Aged between 16 and 24, young motorbike enthusiasts may not be able to afford superbikes. But, to fulfil their passion for speed, they get several modifications done to their machines for extra thrust. Text messages and Facebook communities are their mode of communication.
“Streets are the only place where we can go full throttle. We don’t harm anyone then why are we being targeted? If police and the government have a problem with stunt biking, they should provide us some place where we can test our machines,” said Aslam Ali, a resident of Karol Bagh who loves to perform stunts on his Yamaha-FZ bike.
Unlike their counterparts in the west, where biker gangs are organised and have much deeper pockets, many bikers in Delhi do not even own a motorcycle.
According to a random and unofficial profiling by the Delhi Police of those detained or fined for performing stunts over the past three weekends, the bikers are aged between 16 and 25 years who own or borrow economically-priced bikes.
They fill up their tanks from stations located in north and central Delhi before taking to the streets without helmets.
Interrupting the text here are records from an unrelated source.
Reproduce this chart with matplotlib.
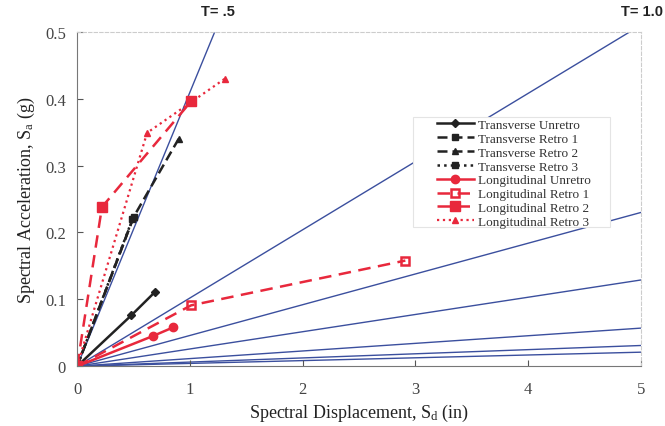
import matplotlib
matplotlib.use("Agg")
import matplotlib.pyplot as plt
from matplotlib.patches import Rectangle

plt.rcParams['font.family'] = ['Liberation Serif', 'DejaVu Serif']
plt.rcParams['mathtext.fontset'] = 'custom'
plt.rcParams['mathtext.rm'] = 'Liberation Serif'
plt.rcParams['mathtext.default'] = 'regular'

# constant period lines (end points, all start at origin)
period_end_x = [1.22, 4.9, 5.0, 5.0, 5.0, 5.0, 5.0]
period_end_y = [0.5, 0.5, 0.23, 0.129, 0.057, 0.031, 0.021]

# capacity curves
trans_unretro_x = [0, 0.48, 0.69]
trans_unretro_y = [0, 0.076, 0.111]
trans_retro1_x = [0, 0.50]
trans_retro1_y = [0, 0.223]
trans_retro2_x = [0, 0.50, 0.90]
trans_retro2_y = [0, 0.223, 0.34]
trans_retro3_x = [0, 0.49]
trans_retro3_y = [0, 0.22]
long_unretro_x = [0, 0.67, 0.85]
long_unretro_y = [0, 0.045, 0.058]
long_retro1_x = [0, 1.01, 2.91]
long_retro1_y = [0, 0.091, 0.158]
long_retro2_x = [0, 0.22, 1.01]
long_retro2_y = [0, 0.238, 0.396]
long_retro3_x = [0, 0.62, 1.31]
long_retro3_y = [0, 0.349, 0.43]

period_labels = ["T= .5", "T= 1.0"]

fig = plt.figure(figsize=(6.65, 4.27), dpi=100)
ax = fig.add_axes([0.116, 0.14, 0.848, 0.783])

for ex, ey in zip(period_end_x, period_end_y):
    ax.plot([0, ex], [0, ey], color='#3b4f9e', lw=1.0, zorder=1)

black = '#222222'
red = '#e8283c'
ax.plot(trans_unretro_x, trans_unretro_y, color=black, ls='-', lw=1.8, marker='D', ms=4,
        label='Transverse Unretro')
ax.plot(trans_retro1_x, trans_retro1_y, color=black, ls=(0, (4, 2)), lw=1.8, marker='s', ms=4,
        label='Transverse Retro 1')
ax.plot(trans_retro2_x, trans_retro2_y, color=black, ls=(0, (4, 2)), lw=1.8, marker='^', ms=5,
        label='Transverse Retro 2')
ax.plot(trans_retro3_x, trans_retro3_y, color=black, ls=':', lw=1.8, marker='s', ms=4,
        label='Transverse Retro 3')
ax.plot(long_unretro_x, long_unretro_y, color=red, ls='-', lw=1.8, marker='o', ms=6,
        label='Longitudinal Unretro')
ax.plot(long_retro1_x, long_retro1_y, color=red, ls=(0, (5, 3)), lw=1.8, marker='s', ms=6,
        mfc='none', mew=1.8, label='Longitudinal Retro 1')
ax.plot(long_retro2_x, long_retro2_y, color=red, ls=(0, (5, 3)), lw=1.8, marker='s', ms=7,
        label='Longitudinal Retro 2')
ax.plot(long_retro3_x, long_retro3_y, color=red, ls=':', lw=1.6, marker='^', ms=4,
        label='Longitudinal Retro 3')

ax.set_xlim(0, 5)
ax.set_ylim(0, 0.5)
ax.set_xticks([0, 1, 2, 3, 4, 5])
ax.set_yticks([0, 0.1, 0.2, 0.3, 0.4, 0.5])
ax.set_yticklabels(['0', '0.1', '0.2', '0.3', '0.4', '0.5'])
ax.tick_params(direction='in', labelsize=12, length=4, colors='#555555', labelcolor='#444444')
ax.tick_params(axis='x', pad=11)
ax.tick_params(axis='y', pad=8)
for s in ['left', 'bottom']:
    ax.spines[s].set_color('#777777')
for s in ['top', 'right']:
    ax.spines[s].set_color('#cccccc')
    ax.spines[s].set_linestyle((0, (3, 2)))

ax.set_xlabel('Spectral Displacement, S$_d$ (in)', fontsize=13, color='#222222', labelpad=3)
ax.set_ylabel('Spectral Acceleration, S$_a$ (g)', fontsize=13, color='#222222', labelpad=6)

fig.text(218 / 665, 1 - 12 / 427, period_labels[0], ha='center', va='center', fontsize=10.5,
         fontweight='bold', family='Liberation Sans', color='#222222')
fig.text(663 / 665, 1 - 12 / 427, period_labels[1], ha='right', va='center', fontsize=10.5,
         fontweight='bold', family='Liberation Sans', color='#222222')

# legend box is wider than its content in the original
ax.add_patch(Rectangle((0.596, 0.416), 0.349, 0.33, transform=ax.transAxes,
                       facecolor='white', edgecolor='#e4e4e4', lw=0.8, zorder=4))
leg = ax.legend(loc='upper left', bbox_to_anchor=(0.638, 0.74), fontsize=9.5,
                handlelength=2.8, labelspacing=0.12, borderpad=0, frameon=False,
                handletextpad=0.3, borderaxespad=0)
leg.set_zorder(5)
for t in leg.get_texts():
    t.set_color('#333333')

fig.savefig('out.png', dpi=100)
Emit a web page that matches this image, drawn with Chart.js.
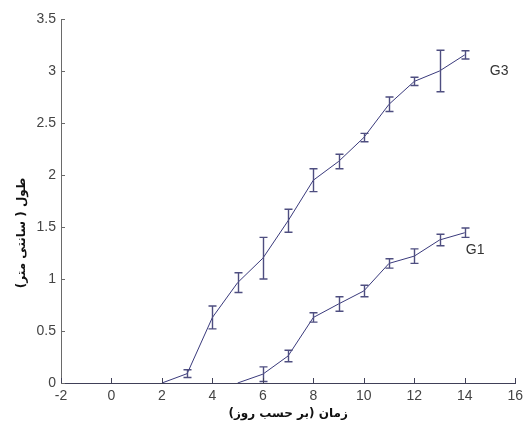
<!DOCTYPE html>
<html>
<head>
<meta charset="utf-8">
<script src="https://cdn.jsdelivr.net/npm/chart.js@4.4.0/dist/chart.umd.min.js"></script>
<style>
html,body{margin:0;padding:0;background:#fff;}
#wrap{width:528px;height:428px;position:relative;}
</style>
</head>
<body>
<div id="wrap"><canvas id="c" width="528" height="428"></canvas></div>
<script>
// ---- data ----
const g3Days = [2, 3, 4, 5, 6, 7, 8, 9, 10, 11, 12, 13, 14];
const g3Mean = [0, 0.09, 0.63, 0.965, 1.2, 1.56, 1.95, 2.13, 2.36, 2.68, 2.90, 3.0, 3.155];
const g3Err  = [0, 0.037, 0.11, 0.095, 0.2, 0.11, 0.11, 0.07, 0.04, 0.07, 0.04, 0.2, 0.04];

const g1Days = [5, 6, 7, 8, 9, 10, 11, 12, 13, 14];
const g1Mean = [0, 0.085, 0.26, 0.63, 0.76, 0.885, 1.15, 1.22, 1.375, 1.445];
const g1Err  = [0, 0.07, 0.055, 0.045, 0.07, 0.055, 0.045, 0.07, 0.055, 0.045];

const xTicks = [-2, 0, 2, 4, 6, 8, 10, 12, 14, 16];
const yTicks = [0, 0.5, 1, 1.5, 2, 2.5, 3, 3.5];
const seriesNames = ['G3', 'G1'];
const xTitle = 'زمان (بر حسب روز)';
const yTitle = 'طول ( سانتی متر)';

const LINE = '#3a3a7c';
const ERR = '#4e4e80';
const TICKFONT = {family: '"Liberation Sans", Arial, sans-serif', size: 14};

function pts(xs, ys){ return xs.map((x,i)=>({x:x, y:ys[i]})); }

const errPlugin = {
  id: 'errbars',
  afterDatasetsDraw(chart){
    const ctx = chart.ctx, xs = chart.scales.x, ys = chart.scales.y;
    const sets = [[g3Days,g3Mean,g3Err],[g1Days,g1Mean,g1Err]];
    ctx.save();
    ctx.strokeStyle = ERR;
    ctx.lineWidth = 1.4;
    sets.forEach(([d,m,e])=>{
      d.forEach((x,i)=>{
        if(!e[i]) return;
        const px = Math.round(xs.getPixelForValue(x))+0.5;
        const t = ys.getPixelForValue(m[i]+e[i]);
        const b = ys.getPixelForValue(m[i]-e[i]);
        const w = 4;
        ctx.beginPath();
        ctx.moveTo(px,t); ctx.lineTo(px,b);
        ctx.moveTo(px-w,t); ctx.lineTo(px+w,t);
        ctx.moveTo(px-w,b); ctx.lineTo(px+w,b);
        ctx.stroke();
      });
    });
    ctx.restore();
  }
};

const decoPlugin = {
  id: 'deco',
  afterDraw(chart){
    const ctx = chart.ctx, xs = chart.scales.x, ys = chart.scales.y;
    const a = chart.chartArea;
    ctx.save();
    // inward ticks
    ctx.lineWidth = 1;
    ctx.strokeStyle = '#404058';
    xTicks.forEach(v=>{
      const px = Math.round(xs.getPixelForValue(v))+0.5;
      ctx.beginPath(); ctx.moveTo(px, a.bottom); ctx.lineTo(px, a.bottom-5); ctx.stroke();
    });
    ctx.strokeStyle = '#6a6a6a';
    yTicks.forEach(v=>{
      const py = Math.round(ys.getPixelForValue(v))+0.5;
      ctx.beginPath(); ctx.moveTo(a.left, py); ctx.lineTo(a.left+4, py); ctx.stroke();
    });
    // series labels
    ctx.fillStyle = '#333';
    ctx.font = '14px "Liberation Sans", Arial, sans-serif';
    ctx.textAlign = 'left';
    ctx.textBaseline = 'middle';
    const l3x = xs.getPixelForValue(g3Days[g3Days.length-1]);
    const l3y = ys.getPixelForValue(g3Mean[g3Mean.length-1]);
    ctx.fillText(seriesNames[0], l3x+25, l3y+16);
    const l1x = xs.getPixelForValue(g1Days[g1Days.length-1]);
    const l1y = ys.getPixelForValue(g1Mean[g1Mean.length-1]);
    ctx.fillText(seriesNames[1], l1x+1, l1y+17);
    // axis titles
    ctx.fillStyle = '#111';
    ctx.font = 'bold 12px "DejaVu Sans", sans-serif';
    ctx.textAlign = 'center';
    ctx.direction = 'rtl';
    ctx.fillText(xTitle, (a.left+a.right)/2, 414);
    ctx.translate(22, 233);
    ctx.rotate(-Math.PI/2);
    ctx.fillText(yTitle, 0, 0);
    ctx.restore();
  }
};

new Chart(document.getElementById('c'), {
  type: 'line',
  data: {
    datasets: [
      {label: seriesNames[0], data: pts(g3Days, g3Mean), borderColor: LINE, borderWidth: 1, pointRadius: 0, tension: 0, fill: false},
      {label: seriesNames[1], data: pts(g1Days, g1Mean), borderColor: LINE, borderWidth: 1, pointRadius: 0, tension: 0, fill: false}
    ]
  },
  options: {
    responsive: false,
    animation: false,
    devicePixelRatio: 1,
    layout: {padding: {left: 0, top: 19, right: 10, bottom: 0}},
    plugins: {legend: {display: false}, tooltip: {enabled: false}},
    scales: {
      x: {
        type: 'linear', min: -2, max: 16,
        afterBuildTicks: s => { s.ticks = xTicks.map(v=>({value:v})); },
        afterFit: s => { s.height = 45; },
        grid: {display: true, drawOnChartArea: false, drawTicks: false, tickLength: 0},
        border: {display: true, color: '#404058', width: 1},
        ticks: {padding: 5, color: '#444', font: TICKFONT, maxRotation: 0, callback: v => String(v)}
      },
      y: {
        type: 'linear', min: 0, max: 3.5,
        afterBuildTicks: s => { s.ticks = yTicks.map(v=>({value:v})); },
        afterFit: s => { s.width = 61; },
        grid: {display: true, drawOnChartArea: false, drawTicks: false, tickLength: 0},
        border: {display: true, color: '#6a6a6a', width: 1},
        ticks: {padding: 5, color: '#444', font: TICKFONT, callback: v => String(v)}
      }
    }
  },
  plugins: [errPlugin, decoPlugin]
});
</script>
</body>
</html>
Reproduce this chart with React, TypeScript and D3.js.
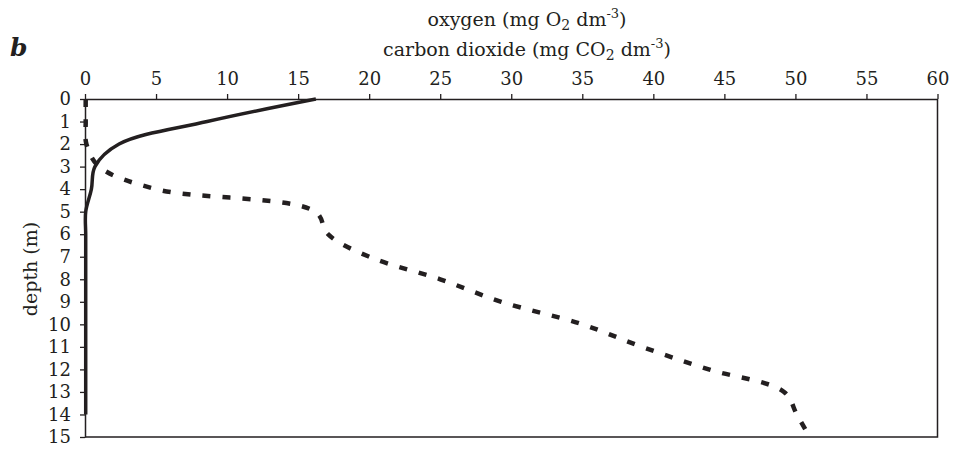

“Usually, these groups strike only during some festival when they can break rules. A PCR van or small police team cannot chase a group of over 50 to 100 bikers,” said a police officer.
A stunt-biker, who did not wish to be identified, said their group comprises mostly young, undergraduate students. They hit the road late at night or early morning.
Most of their bikes are fitted with a 300 ml nitrous oxide cylinder sufficient to propel their 150-250 cc bikes forward for 15 short bursts.
Most of the modification work is done at streetside repair shops in Karol Bagh, Rajouri Garden, Kirti Nagar, Okhla and Nizamuddin.
Most bikers love to upload their pictures on their Facebook accounts and videos on YouTube.
“We have noticed that sometimes these large packs are conglomerations of four to five such groups that meet by chance at central locations such as the India Gate,” said another officer.